Writers and bloggers have gotten creative during the time off, as the roster freezes have put a halt on major league player transactions. Our friend Steve Adams over at MLBTR last week put together an interesting story surrounding eight pitchers who could make an impact in 2022.
Although Adams didn’t mention Caleb Ferguson, who should be able to contribute at the beginning of the season, he did discuss the return of Tommy Kahnle, who also should be ready to go once all this CBA chaos is settled.
Just before the 2021 season began, the Dodgers signed the righty Kahnle knowing that he’d sit out a full year after having undergone UCL surgery the previous August. The deal was for two years and $4.75 million. At the time, there were expectations he could pitch by the end of the 2021 season, but those plans were void not long after the All-Star break.
The 6-foot-1, 230-pound righty hasn’t thrown a full season of work since 2019 with the Yankees when he made 72 appearances, posting a 3.67 ERA and a 1.060 WHIP with 88 punchouts and 20 walks over 61 1/3 innings of work.
Kahnle’s best year as a big leaguer came in 2017 when he split time between the Rockies and White Sox as a 27-year-old, posting a combined 2.59 ERA with 96 strikeouts over 62 2/3 innings.

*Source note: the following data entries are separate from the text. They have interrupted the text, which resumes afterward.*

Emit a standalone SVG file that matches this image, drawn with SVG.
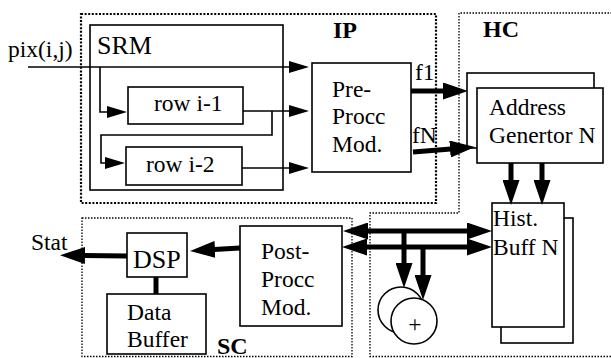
<svg xmlns="http://www.w3.org/2000/svg" width="611" height="358" viewBox="0 0 611 358">
<style>
text{font-family:"Liberation Serif",serif;font-size:23.5px;fill:#000}
.big{font-size:26px}
.hd{font-size:24px;font-weight:bold}
.box{fill:#fff;stroke:#000;stroke-width:1.6}
.reg{fill:none;stroke:#000;stroke-width:1.3;stroke-dasharray:1.5 1.5}
.regb{fill:none;stroke:#000;stroke-width:2.2;stroke-dasharray:2 1.6}
.thin{fill:none;stroke:#000;stroke-width:1.6;marker-end:url(#ah)}
.thick{fill:none;stroke:#000;stroke-width:5;marker-end:url(#AH)}
.bus{fill:none;stroke:#000;stroke-width:5;marker-start:url(#AH);marker-end:url(#AH)}
</style>
<defs>
<marker id="ah" markerUnits="userSpaceOnUse" viewBox="0 -6 20 12" refX="1" refY="0" markerWidth="20" markerHeight="12" orient="auto-start-reverse">
<path d="M0,-6 L20,0 L0,6 z" fill="#000"/>
</marker>
<marker id="AH" markerUnits="userSpaceOnUse" viewBox="0 -8.5 25 17" refX="1" refY="0" markerWidth="25" markerHeight="17" orient="auto-start-reverse">
<path d="M0,-8.5 L25,0 L0,8.5 z" fill="#000"/>
</marker>
</defs>
<rect width="611" height="358" fill="#fff"/>

<g id="IP">
<rect class="regb" x="81" y="14" width="355" height="189"/>
<text class="hd" x="333" y="38">IP</text>
</g>
<g id="HC">
<path class="reg" d="M612,13 H459 V213 H370 V356.5 H612"/>
<text class="hd" x="483" y="37">HC</text>
</g>
<g id="SC">
<rect class="reg" x="82" y="218" width="270" height="138.5"/>
<text class="hd" x="217" y="354">SC</text>
</g>

<g id="SRM">
<rect class="box" x="90" y="25" width="193" height="165"/>
<text class="big" x="97" y="54">SRM</text>
</g>
<g id="row1">
<rect class="box" x="128" y="87" width="115" height="37"/>
<text x="154" y="111">row i-1</text>
</g>
<g id="row2">
<rect class="box" x="126" y="147" width="116" height="38"/>
<text x="146" y="172">row i-2</text>
</g>
<g id="preproc">
<rect class="box" x="312" y="63" width="99" height="109"/>
<text x="332" y="97">Pre-</text>
<text x="332" y="124">Procc</text>
<text x="332" y="152">Mod.</text>
</g>
<g id="addrgen">
<rect class="box" x="467" y="73" width="127" height="75"/>
<rect class="box" x="477" y="88" width="126" height="75"/>
<text x="489" y="115">Address</text>
<text x="489" y="143">Genertor N</text>
</g>
<g id="histbuff">
<rect class="box" x="501" y="218" width="72" height="125"/>
<rect class="box" x="492" y="203" width="72" height="124"/>
<text x="493" y="226">Hist.</text>
<text x="493" y="255">Buff N</text>
</g>
<g id="postproc">
<rect class="box" x="240" y="226" width="102" height="100"/>
<text x="261" y="259">Post-</text>
<text x="261" y="287">Procc</text>
<text x="261" y="315">Mod.</text>
</g>
<g id="dsp">
<rect class="box" x="127" y="233" width="60" height="44"/>
<text class="big" x="133" y="268">DSP</text>
</g>
<g id="databuf">
<rect class="box" x="107" y="294" width="99" height="60"/>
<text x="127" y="320">Data</text>
<text x="127" y="347">Buffer</text>
</g>
<g id="adders">
<circle class="box" cx="401" cy="310" r="23"/>
<circle class="box" cx="414" cy="321" r="23"/>
<text x="415" y="332" text-anchor="middle">+</text>
</g>
<g id="labels">
<text x="8" y="57">pix(i,j)</text>
<text x="415" y="80">f1</text>
<text x="412" y="143">fN</text>
<text x="31" y="250">Stat</text>
</g>

<g id="connectors">
<path class="thin" d="M28,67 H290"/>
<path class="thin" d="M100,67 V112 H108"/>
<path class="thin" d="M243,111 H290"/>
<path class="thin" d="M272,111 V135 H101 V163 H106"/>
<path class="thin" d="M242,168 H290"/>
<path class="thick" d="M411,91 H444"/>
<path class="thick" d="M413,152 L451,149"/>
<path class="thick" d="M511,163 V181"/>
<path class="thick" d="M542,163 V181"/>
<path class="bus" d="M367,231 H468"/>
<path class="bus" d="M366,247 H468"/>
<path class="thick" d="M404,231 V264"/>
<path class="thick" d="M423,247 V276"/>
<path class="thick" d="M240,248 L214,249.5"/>
<path class="thick" d="M127,256 L84,255.5"/>
<path fill="none" stroke="#000" stroke-width="5" d="M156,277 V294"/>
</g>
</svg>
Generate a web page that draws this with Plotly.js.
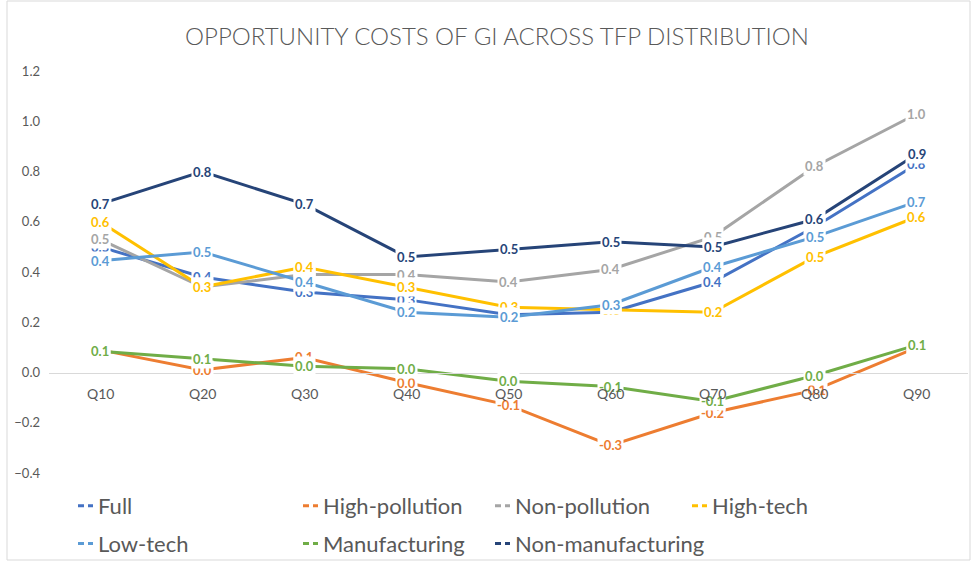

Now, at 32, the New York resident looks to get back on track in his final contract year with the Dodgers.
Kahnle throws primarily a four-seam, a changeup, and a slider. While most pitchers — especially relievers — often avoid throwing changeups to same-handed batters, Kahnle will throw it anywhere, at any time. It’s that good.
He’s about 50/50 heat and off speed; his fastball touched as high as 98 MPH before his surgery in 2020.
While we know that Kahnle should be healthy, it’s tough to say where he’ll fit into the bullpen without seeing how effective he can be post-surgery. Corey Knebel landed in Philadelphia, and there’s still a ton of uncertainty around a potential Kenley Jansen return. As it stands, veteran righty Blake Treinen quite possibly could open the season as the closer, but the high-leverage crew could be a fight between guys like Ferguson, Brusdar Graterol, Phil Bickford, Alex Vesia and maybe even Daniel Hudson.
Either way, we can be sure Kahnle gets his fair share of looks.